Мы уже встречались с подобной точкой зрения, и вторично критиковать ее не имеет смысла. Добавим единственный довод: новый, нарождающийся вид из всех типологических решений поля повеления выбирает обычно самые архаичные, начиная «снизу», с эмоционально напряженного сообщества. Переход к новому виду требует слома былой иерархии, уничтожения прежней стратегии поведения. А выработка новых КФД обязательно сопряжена с хаосом — пусть временным! Он сметает начисто былую иерархию. Ни семья, ни род, ни племя, народ или даже стало (пусть оно «первобытное» или какое-то еще) не могли быть исходным началом, первичной общностью АСГ: все эти объединения имеют разветвленную кастовую структуру, иерархию внутри объединения, где соблюдается доминирование одних над другими. Простейшая форма сообщества всего этого не содержит, она опирается исключительно на подражание, имитативность. В среде людей и, очевидно, их далеких предков такой формой объединения могла быть лишь толпа, единственный экологический рудимент, сохранившийся и по сию пору во всех ветвях человечества.

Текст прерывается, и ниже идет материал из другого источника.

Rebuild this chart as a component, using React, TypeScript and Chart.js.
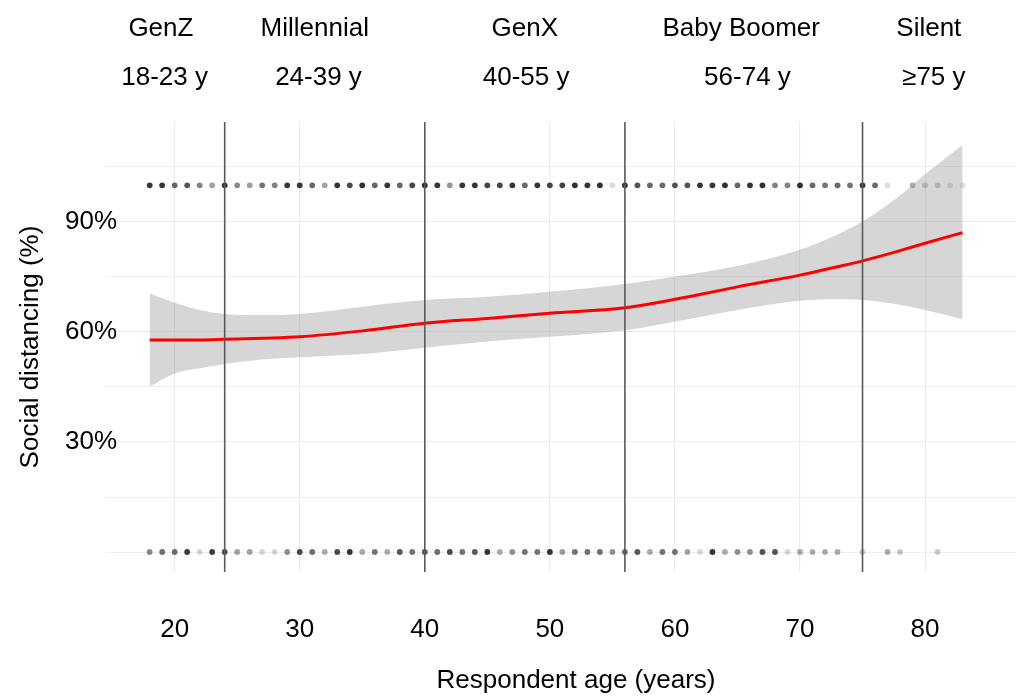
import React, { useEffect, useRef } from 'react';
import { Chart, registerables } from 'chart.js';

Chart.register(...registerables);

const FONT = '"Liberation Sans", Arial, Helvetica, sans-serif';

// ---- data ----
const ages = [18, 19, 20, 21, 22, 23, 24, 25, 26, 27, 28, 29, 30, 31, 32, 33, 34, 35, 36, 37, 38, 39, 40, 41, 42, 43, 44, 45, 46, 47, 48, 49, 50, 51, 52, 53, 54, 55, 56, 57, 58, 59, 60, 61, 62, 63, 64, 65, 66, 67, 68, 69, 70, 71, 72, 73, 74, 75, 76, 77, 78, 79, 80, 81, 82, 83];

// opacity of the (overplotted) respondents who answered 100% social distancing, per age
const topRowOpacity = [0.73, 0.73, 0.55, 0.62, 0.45, 0.35, 0.73, 0.42, 0.35, 0.5, 0.45, 0.73, 0.73, 0.55, 0.33, 0.73, 0.65, 0.75, 0.55, 0.73, 0.55, 0.68, 0.75, 0.73, 0.38, 0.73, 0.73, 0.68, 0.68, 0.73, 0.55, 0.73, 0.68, 0.68, 0.75, 0.73, 0.75, 0.13, 0.73, 0.62, 0.55, 0.55, 0.62, 0.62, 0.73, 0.73, 0.75, 0.55, 0.73, 0.75, 0.45, 0.45, 0.75, 0.55, 0.5, 0.55, 0.5, 0.73, 0.55, 0.13, null, 0.3, 0.22, 0.22, 0.15, 0.12];

// opacity of respondents who answered 0%, per age
const bottomRowOpacity = [0.42, 0.52, 0.52, 0.7, 0.15, 0.7, 0.65, 0.33, 0.33, 0.15, 0.15, 0.4, 0.65, 0.52, 0.3, 0.65, 0.73, 0.3, 0.5, 0.3, 0.6, 0.5, 0.6, 0.52, 0.65, 0.5, 0.6, 0.73, 0.3, 0.4, 0.5, 0.5, 0.73, 0.35, 0.5, 0.5, 0.52, 0.4, 0.52, 0.6, 0.3, 0.5, 0.5, 0.33, 0.15, 0.73, 0.3, 0.4, 0.4, 0.62, 0.62, 0.15, 0.3, 0.3, 0.3, 0.3, null, 0.2, null, 0.3, 0.2, null, null, 0.2, null, null];

const topRowValue = 1;
const bottomRowValue = 0;

// loess fit and its confidence band
const smoothAges = [18, 20, 22, 24, 27, 30, 35, 40, 45, 50, 56, 60, 65, 70, 73, 75, 78, 80, 83];
const smoothFit = [0.578, 0.578, 0.578, 0.58, 0.583, 0.587, 0.603, 0.624, 0.637, 0.651, 0.666, 0.689, 0.723, 0.755, 0.778, 0.794, 0.822, 0.842, 0.871];
const smoothUpper = [0.705, 0.68, 0.66, 0.649, 0.646, 0.649, 0.669, 0.687, 0.696, 0.71, 0.731, 0.751, 0.78, 0.824, 0.866, 0.901, 0.972, 1.03, 1.11];
const smoothLower = [0.451, 0.487, 0.501, 0.513, 0.525, 0.531, 0.54, 0.557, 0.574, 0.587, 0.605, 0.628, 0.66, 0.685, 0.689, 0.687, 0.674, 0.66, 0.635];

// generation boundaries
const cohortBreaks = [24, 40, 56, 75];
const generationNames = ['GenZ', 'Millennial', 'GenX', 'Baby Boomer', 'Silent'];
const generationNameX = [18.9, 31.2, 48.0, 65.3, 80.3];
const generationRanges = ['18-23 y', '24-39 y', '40-55 y', '56-74 y', '\u226575 y'];
const generationRangeX = [19.2, 31.5, 48.1, 65.8, 80.7];

// axes
const xTicks = [20, 30, 40, 50, 60, 70, 80];
const yGrid = [0, 0.15, 0.3, 0.45, 0.6, 0.75, 0.9, 1.05];
const yLabelled = [0.3, 0.6, 0.9];
const X_MIN = 14.51;
const X_MAX = 89.67;
const Y_MIN = -0.0545;
const Y_MAX = 1.1726;

const generationLabelsPlugin = {
  id: 'generationLabels',
  afterDraw(chart: any) {
    const { ctx } = chart;
    const xs = chart.scales.x;
    ctx.save();
    ctx.fillStyle = '#000';
    ctx.font = `26px ${FONT}`;
    ctx.textAlign = 'center';
    ctx.textBaseline = 'alphabetic';
    generationNames.forEach((t, i) => {
      ctx.fillText(t, xs.getPixelForValue(generationNameX[i]), 36);
    });
    generationRanges.forEach((t, i) => {
      ctx.fillText(t, xs.getPixelForValue(generationRangeX[i]), 85);
    });
    ctx.restore();
  },
};

export default function App() {
  const ref = useRef<HTMLCanvasElement | null>(null);

  useEffect(() => {
    if (!ref.current) return;

    const pointsData = (row: (number | null)[], yv: number) =>
      ages.map((a, i) => ({ x: a, y: row[i] === null ? null : yv }));
    const pointColors = (row: (number | null)[]) =>
      row.map((o) => `rgba(0,0,0,${o === null ? 0 : Math.min(1, o * 1.08)})`);

    const vlineSets = cohortBreaks.map((b) => ({
      label: `break ${b}`,
      data: [
        { x: b, y: Y_MIN },
        { x: b, y: Y_MAX },
      ],
      showLine: true,
      borderColor: '#595959',
      borderWidth: 1.6,
      pointRadius: 0,
      fill: false,
      order: 0,
    }));

    const chart = new Chart(ref.current, {
      type: 'scatter',
      data: {
        datasets: [
          ...vlineSets,
          {
            label: 'fit',
            data: smoothAges.map((a, i) => ({ x: a, y: smoothFit[i] })),
            showLine: true,
            borderColor: '#ff0000',
            borderWidth: 3,
            pointRadius: 0,
            cubicInterpolationMode: 'monotone',
            fill: false,
            order: 1,
          },
          {
            label: 'upper',
            data: smoothAges.map((a, i) => ({ x: a, y: smoothUpper[i] })),
            showLine: true,
            borderWidth: 0,
            borderColor: 'rgba(0,0,0,0)',
            backgroundColor: 'rgba(153,153,153,0.4)',
            pointRadius: 0,
            cubicInterpolationMode: 'monotone',
            fill: '+1',
            order: 2,
          },
          {
            label: 'lower',
            data: smoothAges.map((a, i) => ({ x: a, y: smoothLower[i] })),
            showLine: true,
            borderWidth: 0,
            borderColor: 'rgba(0,0,0,0)',
            pointRadius: 0,
            cubicInterpolationMode: 'monotone',
            fill: false,
            order: 3,
          },
          {
            label: '100%',
            data: pointsData(topRowOpacity, topRowValue),
            showLine: false,
            pointRadius: 2.9,
            pointBorderWidth: 0,
            pointBackgroundColor: pointColors(topRowOpacity),
            order: 4,
          },
          {
            label: '0%',
            data: pointsData(bottomRowOpacity, bottomRowValue),
            showLine: false,
            pointRadius: 2.9,
            pointBorderWidth: 0,
            pointBackgroundColor: pointColors(bottomRowOpacity),
            order: 5,
          },
        ] as any,
      },
      options: {
        responsive: false,
        animation: false,
        devicePixelRatio: 1,
        layout: { padding: { top: 122, right: 0, bottom: 0, left: 0 } },
        plugins: {
          legend: { display: false },
          tooltip: { enabled: false },
        },
        scales: {
          x: {
            type: 'linear',
            min: X_MIN,
            max: X_MAX,
            afterBuildTicks: (s: any) => {
              s.ticks = xTicks.map((v) => ({ value: v }));
            },
            afterFit: (s: any) => {
              s.height = 124;
            },
            grid: { color: '#ebebeb', lineWidth: 1.1, drawTicks: false },
            border: { display: false },
            ticks: {
              autoSkip: true,
              maxRotation: 0,
              padding: 42,
              color: '#000',
              font: { family: FONT, size: 26 },
              callback: (v: any) => String(v),
            },
            title: {
              display: true,
              text: 'Respondent age (years)',
              color: '#000',
              font: { family: FONT, size: 26 },
              padding: { top: 0, bottom: 0 },
            },
          },
          y: {
            type: 'linear',
            min: Y_MIN,
            max: Y_MAX,
            afterBuildTicks: (s: any) => {
              s.ticks = yGrid.map((v) => ({ value: v }));
            },
            afterFit: (s: any) => {
              s.width = 106;
            },
            grid: {
              color: '#ebebeb',
              lineWidth: (c: any) =>
                yLabelled.some((v) => Math.abs(v - c.tick?.value) < 1e-6) ? 1.1 : 0.8,
              drawTicks: false,
            },
            border: { display: false },
            ticks: {
              autoSkip: true,
              mirror: true,
              crossAlign: 'near',
              padding: -41,
              color: '#000',
              font: { family: FONT, size: 26 },
              callback: (v: any) =>
                yLabelled.some((l) => Math.abs(l - v) < 1e-6) ? `${Math.round(v * 100)}%` : '',
            },
            title: {
              display: true,
              text: 'Social distancing (%)',
              color: '#000',
              font: { family: FONT, size: 26 },
              padding: { top: 15, bottom: 0 },
            },
          },
        },
      } as any,
      plugins: [generationLabelsPlugin],
    });

    return () => chart.destroy();
  }, []);

  return (
    <div
      style={{
        position: 'absolute',
        left: 0,
        top: 0,
        width: 1016,
        height: 696,
        overflow: 'hidden',
        background: '#fff',
      }}
    >
      <canvas ref={ref} width={1050} height={696} style={{ width: 1050, height: 696, display: 'block' }} />
    </div>
  );
}
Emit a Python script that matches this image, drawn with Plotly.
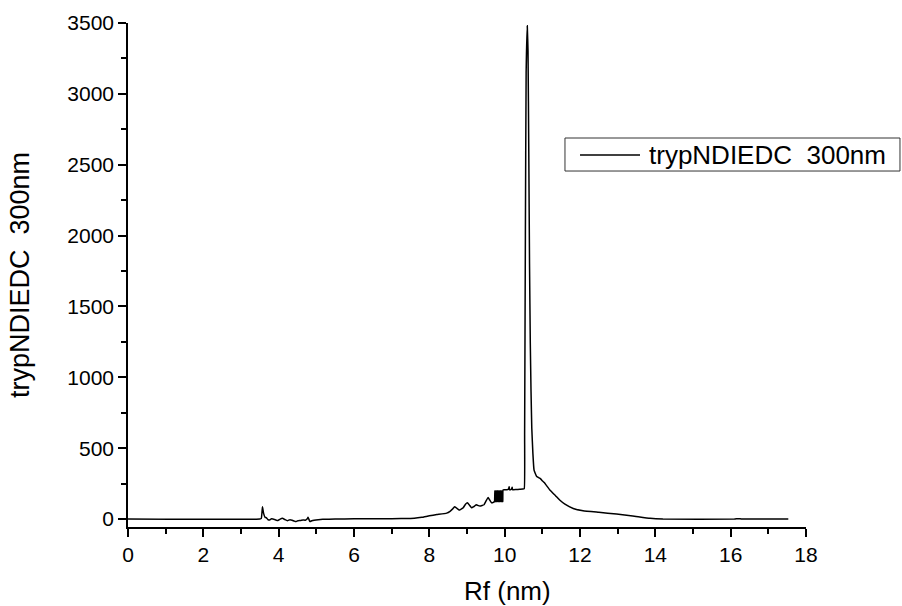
import plotly.graph_objects as go

series_name = "trypNDIEDC\u00a0 300nm"
x_title = "Rf (nm)"
y_title = "trypNDIEDC\u00a0 300nm"

rf = [0.0, 3.50, 3.54, 3.57, 3.60, 3.64, 3.67, 3.72, 3.76, 3.81, 3.85, 3.92, 3.98, 4.04, 4.10,
      4.16, 4.23, 4.30, 4.36, 4.41, 4.45, 4.51, 4.58, 4.65, 4.71, 4.76, 4.78, 4.80, 4.83, 4.88,
      4.94, 5.05, 5.17, 5.5, 6.0, 6.5, 7.0, 7.5, 7.6, 7.8, 8.0, 8.2, 8.46, 8.55, 8.62, 8.67,
      8.72, 8.78, 8.81, 8.90, 8.96, 9.01, 9.06, 9.12, 9.18, 9.25, 9.30, 9.34, 9.40, 9.45, 9.50,
      9.56, 9.60, 9.65, 9.70,
      9.73, 9.74, 9.75, 9.76, 9.77, 9.78, 9.79, 9.80, 9.81, 9.82, 9.83, 9.84, 9.85, 9.86,
      9.87, 9.88, 9.89, 9.90, 9.91, 9.92, 9.93, 9.94, 9.95,
      9.96, 10.05, 10.10, 10.12, 10.13, 10.18, 10.20, 10.21, 10.30, 10.40, 10.48, 10.52,
      10.53, 10.55, 10.57, 10.60, 10.62, 10.64, 10.66, 10.68, 10.70, 10.72, 10.75, 10.78,
      10.85, 10.95, 11.00, 11.05, 11.2, 11.35, 11.46, 11.6, 11.82, 12.08, 12.5, 12.97, 13.4,
      13.86, 14.2, 16.1, 16.2, 16.3, 17.53]

absorb = [0, 0, 5, 87, 40, 12, 10, -5, -7, 2, 0, -6, -10, 0, 5,
          -3, -12, -4, -8, -14, -18, -12, -10, -6, -8, 2, 12, 0, -18, -12,
          -8, -4, -2, 0, 2, 3, 3, 4, 5, 12, 23, 32, 42, 55, 72, 87,
          78, 66, 64, 80, 105, 115, 100, 80, 88, 101, 95, 92, 96, 101, 125,
          153, 135, 115, 118,
          125, 200, 122, 200, 122, 200, 122, 200, 122, 200, 122, 200, 122, 200,
          122, 200, 122, 200, 122, 200, 122, 200, 122,
          207, 207, 210, 228, 206, 210, 225, 207, 208, 210, 212, 215,
          600, 2000, 3150, 3480, 3300, 2600, 1800, 1250, 900, 640, 460, 345,
          300, 285, 270, 258, 205, 165, 134, 105, 75, 59, 48, 35, 22,
          5, 0, 0, 3, 0, 0]

x_ticks = [0, 2, 4, 6, 8, 10, 12, 14, 16, 18]
y_ticks = [0, 500, 1000, 1500, 2000, 2500, 3000, 3500]

FONT = "Liberation Sans, Arial, sans-serif"

fig = go.Figure()
fig.add_trace(go.Scatter(x=rf, y=absorb, mode="lines", name=series_name,
                         line=dict(color="black", width=1.5, shape="spline", smoothing=0.3),
                         showlegend=False))

axis_common = dict(
    showgrid=False, zeroline=False, showline=True, linecolor="black", linewidth=1.5,
    ticks="outside", ticklen=8, tickwidth=1.5, tickcolor="black",
    tickfont=dict(family=FONT, size=21, color="black"),
    mirror=False,
)

fig.update_layout(
    width=902, height=606,
    margin=dict(l=128, r=96, t=23, b=79),
    paper_bgcolor="white", plot_bgcolor="white",
    font=dict(family=FONT, color="black"),
    xaxis=dict(range=[0, 18], tickvals=x_ticks,
               minor=dict(dtick=1, ticks="outside", ticklen=5, tickwidth=1.5, tickcolor="black"),
               **axis_common),
    yaxis=dict(range=[-56, 3500], tickvals=y_ticks,
               minor=dict(dtick=250, ticks="outside", ticklen=5, tickwidth=1.5, tickcolor="black"),
               title=dict(text=y_title, font=dict(family=FONT, size=27, color="black"), standoff=30),
               **axis_common),
    showlegend=False,
)

# x-axis title (placed slightly right of centre as in the reference)
fig.add_annotation(text=x_title, xref="paper", yref="paper", x=0.559, y=-0.127,
                   xanchor="center", yanchor="middle", showarrow=False,
                   font=dict(family=FONT, size=26, color="black"))

# legend box (drawn manually to match the compact boxed legend)
fig.add_shape(type="rect", xref="paper", yref="paper", x0=0.6445, x1=1.1386, y0=0.7063, y1=0.7718,
              line=dict(color="#333", width=1), fillcolor="white", layer="above")
fig.add_shape(type="line", xref="paper", yref="paper", x0=0.6667, x1=0.7552, y0=0.7381, y1=0.7381,
              line=dict(color="black", width=1.5), layer="above")
fig.add_annotation(text=series_name, xref="paper", yref="paper", x=0.7655, y=0.7381,
                   xanchor="left", yanchor="middle", showarrow=False,
                   font=dict(family=FONT, size=26, color="black"))

fig.write_html("out.html")
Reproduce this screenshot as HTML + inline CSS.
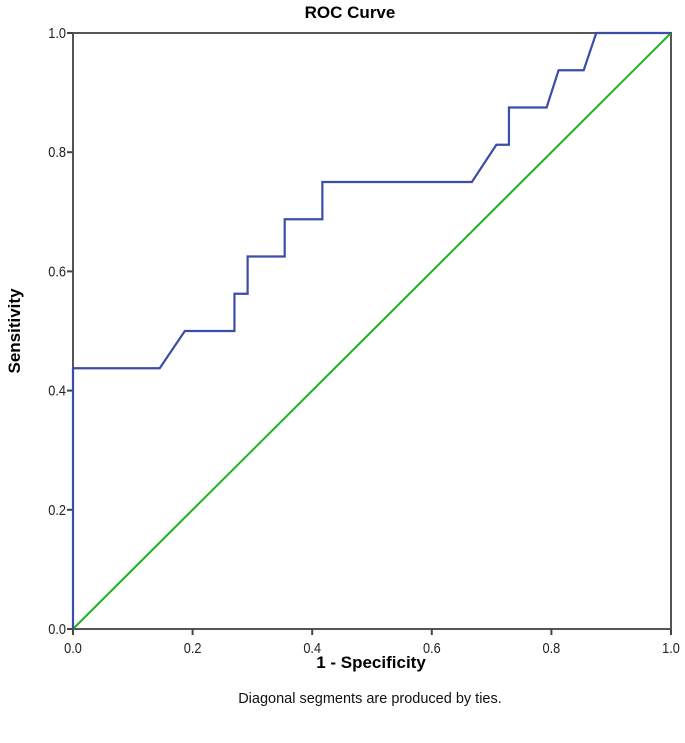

Впрочем, и это надо четко представлять себе, в эпоху предыстории существовала не толпа, а ее зародышевая, предковая форма. В толпе действуют люди, наделенные второй сигнальной системой; в прообразе толпы — назовем ее пратолпой — никто речью не обладал. Пратолпа была эмбрионом толпы, но это вовсе не означает соответствия предка потомку, хотя во многом они схожи.
Человечеству нельзя открещиваться от образа жизни своих пращуров, ибо, не зная подлинных его форм, мы, быть может, совершаем одну из фундаментальных ошибок в понимании самих себя. Но еще меньше прав отказываться от изучения толпы имеют специалисты, которые часто рассматривают ее даже не как организацию вообще, считают ее неорганизованным сборищем или скопищем[197]
. Для отечественных АСгенетиков изучение толпы и признание ее предковой формой организации сообщества предлюдей немыслимо еще и потому, что Тард, Сигеле и другие психологи и социологи конца XIX века пытались поставить свою теорию на уровень социологической, объясняющей истерию. Тем самым она вступила в конкуренцию с марксизмом. До последнего времени имена теоретиков толпы упоминались в научной печати не иначе как с добавлением бранных эпитетов. Их объявляли реакционерами, пытающимися очернить стихийные действия масс. Не сумел противостоять общему напору и такой самостоятельный мыслитель, как Б. Ф. Поршнев, который считал, что общности, носящие характер «чисто психологических сцеплений», не оказали влияния на развитие и становление человека[198].Вместе с тем Поршнев выдвигает против теории толпы серьезный аргумент. Крупные скопления, создавшиеся на основе имитативности, нередко погибают. Так, тонет в море саранча, собравшаяся в огромные полчища; умирают кашалоты, выбрасывающиеся на берег, и т. п. «Сила имитативности, если она не ограничена внутренними границами стада, вполне обособленного от других стад, а также некоторыми трансформациями, которые она испытывает внутри стада, влечет к биологической катастрофе целые популяции»[199]
.Серьезен ли этот довод? А как же с табунами лошадей и оленей — почему они не гибнут целыми популяциями? Настолько уж трудно эволюции поставить «мембраны» или встроить иные приспособления, чтобы оградить вид от биологической катастрофы? И почему, если эволюция применила эти конструкции у оленей, она не могла повторить их у гоминид?
Таким образом, весь круг аргументов и возражений против толпы как этологического рудимента предыстории оказался исчерпанным. Однако посмотрим, как выглядит толпа у таких внимательных и заинтересованных наблюдателей, как психологи XIX века. Их наблюдения тем более важны, что они, кажется, чуть ли не единственные специалисты, которые дали себе труд запечатлеть и показать толпу объективно.
Пользуясь терминологией Г. Спенсера, С. Сигеле пишет: «Толпа представляет из себя человеческий агрегат, разнополый по преимуществу, так как она составлена из индивидов обоего пола, всех возрастов, классов, социальных состояний, всех степеней нравственности и культуры и по преимуществу же неорганический, так как образуется без предварительного соглашения, произвольно, неожиданно»[200]
. Суть схвачена верно: хаотическое, разнородное сборище неожиданно превращается в эмоционально напряженное сообщество. Г. Тард пишет о «груде разрозненных, не знакомых между собой людей», подчеркивая что их достаточно для образования толпы. Кто бы ни оказался в сборище: люди разных возрастов и профессий, культур, классов, наций — все они начинают вести себя унитарно, одинаково, как члены единого агрегата. Привычные социальные роли: отец, мать, сын, рабочий, служащий, пассажир, прохожий, преступник или моралист — спутаны, скомканы, отброшены как бы за ненадобностью.